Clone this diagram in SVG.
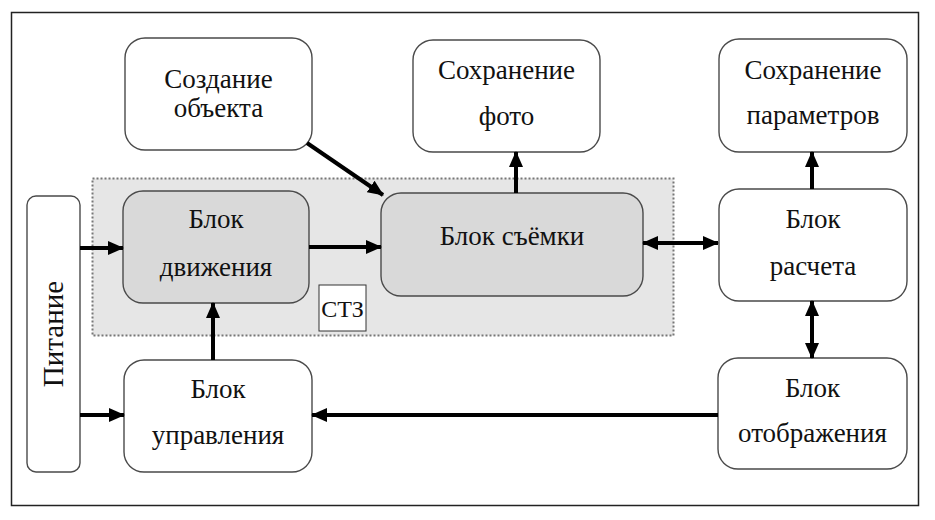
<svg xmlns="http://www.w3.org/2000/svg" width="935" height="520" viewBox="0 0 935 520">
<style>
.box{fill:#ffffff;stroke:#4a4a4a;stroke-width:1.4}
.gbox{fill:#d9d9d9;stroke:#4a4a4a;stroke-width:1.4}
.t{font-family:'Liberation Serif','DejaVu Serif','Times New Roman',serif;font-size:27px;fill:#111;text-anchor:middle}
.c{stroke:#000;stroke-width:4;fill:none}
</style>
<defs>
<marker id="ah" markerUnits="userSpaceOnUse" markerWidth="16" markerHeight="16" viewBox="0 0 16 16" refX="15" refY="8" orient="auto">
<path d="M0,1 L16,8 L0,15 Z" fill="#000"/>
</marker>
<marker id="as" markerUnits="userSpaceOnUse" markerWidth="16" markerHeight="16" viewBox="0 0 16 16" refX="1" refY="8" orient="auto">
<path d="M16,1 L0,8 L16,15 Z" fill="#000"/>
</marker>
</defs>
<rect x="0" y="0" width="935" height="520" fill="#fff"/>
<rect x="11.5" y="12.5" width="907" height="493" fill="#fff" stroke="#222" stroke-width="1.5"/>
<g id="stz-region">
<rect x="92.5" y="178.5" width="581" height="157" fill="#e6e6e6" stroke="#777" stroke-width="2" stroke-dasharray="2,2"/>
</g>
<g id="node-sozdanie">
<rect class="box" x="125" y="38" width="187" height="112" rx="20"/>
<text class="t" x="218.5" y="88">Создание</text>
<text class="t" x="218.5" y="117">объекта</text>
</g>
<g id="node-foto">
<rect class="box" x="413" y="40" width="187" height="112" rx="20"/>
<text class="t" x="506.5" y="79">Сохранение</text>
<text class="t" x="506.5" y="125">фото</text>
</g>
<g id="node-param">
<rect class="box" x="719" y="39" width="188" height="113" rx="20"/>
<text class="t" x="813" y="79">Сохранение</text>
<text class="t" x="813" y="124">параметров</text>
</g>
<g id="node-dvizh">
<rect class="gbox" x="123" y="191" width="186" height="112" rx="20"/>
<text class="t" x="216" y="228">Блок</text>
<text class="t" x="216" y="276">движения</text>
</g>
<g id="node-semki">
<rect class="gbox" x="381" y="193" width="262" height="103" rx="20"/>
<text class="t" x="512" y="245">Блок съёмки</text>
</g>
<g id="node-raschet">
<rect class="box" x="719" y="189" width="188" height="112" rx="20"/>
<text class="t" x="813" y="228">Блок</text>
<text class="t" x="813" y="275">расчета</text>
</g>
<g id="node-pitanie">
<rect class="box" x="27" y="196" width="53" height="276" rx="9"/>
<text class="t" transform="translate(63,334) rotate(-90)" style="font-size:29px">Питание</text>
</g>
<g id="node-stz">
<rect x="319" y="285" width="47" height="46" fill="#fff" stroke="#333" stroke-width="1"/>
<text class="t" x="342.5" y="317" style="font-size:24px">СТЗ</text>
</g>
<g id="node-upr">
<rect class="box" x="124" y="360" width="188" height="112" rx="20"/>
<text class="t" x="218" y="398">Блок</text>
<text class="t" x="218" y="444">управления</text>
</g>
<g id="node-otobr">
<rect class="box" x="718" y="358" width="189" height="111" rx="20"/>
<text class="t" x="812.5" y="397">Блок</text>
<text class="t" x="812.5" y="442">отображения</text>
</g>
<g id="connectors">
<line class="c" x1="80" y1="248" x2="123" y2="248" marker-end="url(#ah)"/>
<line class="c" x1="309" y1="247" x2="381" y2="247" marker-end="url(#ah)"/>
<line class="c" x1="307" y1="143" x2="383" y2="195" marker-end="url(#ah)"/>
<line class="c" x1="516" y1="193" x2="516" y2="152" marker-end="url(#ah)"/>
<line class="c" x1="643" y1="243" x2="718" y2="243" marker-start="url(#as)" marker-end="url(#ah)"/>
<line class="c" x1="812" y1="189" x2="812" y2="152" marker-end="url(#ah)"/>
<line class="c" x1="812" y1="301" x2="812" y2="358" marker-start="url(#as)" marker-end="url(#ah)"/>
<line class="c" x1="213" y1="360" x2="213" y2="303" marker-end="url(#ah)"/>
<line class="c" x1="80" y1="415" x2="124" y2="415" marker-end="url(#ah)"/>
<line class="c" x1="718" y1="415" x2="312" y2="415" marker-end="url(#ah)"/>
</g>
</svg>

■ ■ ■ ■ ■

Copy the data character for character, but drop all pictures from the copy.

• **Completed exercise**:
Clone this diagram in SVG.
<svg xmlns="http://www.w3.org/2000/svg" width="935" height="520" viewBox="0 0 935 520">
<style>
.box{fill:#ffffff;stroke:#4a4a4a;stroke-width:1.4}
.gbox{fill:#d9d9d9;stroke:#4a4a4a;stroke-width:1.4}
.t{font-family:'Liberation Serif','DejaVu Serif','Times New Roman',serif;font-size:27px;fill:#111;text-anchor:middle}
.c{stroke:#000;stroke-width:4;fill:none}
</style>
<defs>
<marker id="ah" markerUnits="userSpaceOnUse" markerWidth="16" markerHeight="16" viewBox="0 0 16 16" refX="15" refY="8" orient="auto">
<path d="M0,1 L16,8 L0,15 Z" fill="#000"/>
</marker>
<marker id="as" markerUnits="userSpaceOnUse" markerWidth="16" markerHeight="16" viewBox="0 0 16 16" refX="1" refY="8" orient="auto">
<path d="M16,1 L0,8 L16,15 Z" fill="#000"/>
</marker>
</defs>
<rect x="0" y="0" width="935" height="520" fill="#fff"/>
<rect x="11.5" y="12.5" width="907" height="493" fill="#fff" stroke="#222" stroke-width="1.5"/>
<g id="stz-region">
<rect x="92.5" y="178.5" width="581" height="157" fill="#e6e6e6" stroke="#777" stroke-width="2" stroke-dasharray="2,2"/>
</g>
<g id="node-sozdanie">
<rect class="box" x="125" y="38" width="187" height="112" rx="20"/>
<text class="t" x="218.5" y="88">Создание</text>
<text class="t" x="218.5" y="117">объекта</text>
</g>
<g id="node-foto">
<rect class="box" x="413" y="40" width="187" height="112" rx="20"/>
<text class="t" x="506.5" y="79">Сохранение</text>
<text class="t" x="506.5" y="125">фото</text>
</g>
<g id="node-param">
<rect class="box" x="719" y="39" width="188" height="113" rx="20"/>
<text class="t" x="813" y="79">Сохранение</text>
<text class="t" x="813" y="124">параметров</text>
</g>
<g id="node-dvizh">
<rect class="gbox" x="123" y="191" width="186" height="112" rx="20"/>
<text class="t" x="216" y="228">Блок</text>
<text class="t" x="216" y="276">движения</text>
</g>
<g id="node-semki">
<rect class="gbox" x="381" y="193" width="262" height="103" rx="20"/>
<text class="t" x="512" y="245">Блок съёмки</text>
</g>
<g id="node-raschet">
<rect class="box" x="719" y="189" width="188" height="112" rx="20"/>
<text class="t" x="813" y="228">Блок</text>
<text class="t" x="813" y="275">расчета</text>
</g>
<g id="node-pitanie">
<rect class="box" x="27" y="196" width="53" height="276" rx="9"/>
<text class="t" transform="translate(63,334) rotate(-90)" style="font-size:29px">Питание</text>
</g>
<g id="node-stz">
<rect x="319" y="285" width="47" height="46" fill="#fff" stroke="#333" stroke-width="1"/>
<text class="t" x="342.5" y="317" style="font-size:24px">СТЗ</text>
</g>
<g id="node-upr">
<rect class="box" x="124" y="360" width="188" height="112" rx="20"/>
<text class="t" x="218" y="398">Блок</text>
<text class="t" x="218" y="444">управления</text>
</g>
<g id="node-otobr">
<rect class="box" x="718" y="358" width="189" height="111" rx="20"/>
<text class="t" x="812.5" y="397">Блок</text>
<text class="t" x="812.5" y="442">отображения</text>
</g>
<g id="connectors">
<line class="c" x1="80" y1="248" x2="123" y2="248" marker-end="url(#ah)"/>
<line class="c" x1="309" y1="247" x2="381" y2="247" marker-end="url(#ah)"/>
<line class="c" x1="307" y1="143" x2="383" y2="195" marker-end="url(#ah)"/>
<line class="c" x1="516" y1="193" x2="516" y2="152" marker-end="url(#ah)"/>
<line class="c" x1="643" y1="243" x2="718" y2="243" marker-start="url(#as)" marker-end="url(#ah)"/>
<line class="c" x1="812" y1="189" x2="812" y2="152" marker-end="url(#ah)"/>
<line class="c" x1="812" y1="301" x2="812" y2="358" marker-start="url(#as)" marker-end="url(#ah)"/>
<line class="c" x1="213" y1="360" x2="213" y2="303" marker-end="url(#ah)"/>
<line class="c" x1="80" y1="415" x2="124" y2="415" marker-end="url(#ah)"/>
<line class="c" x1="718" y1="415" x2="312" y2="415" marker-end="url(#ah)"/>
</g>
</svg>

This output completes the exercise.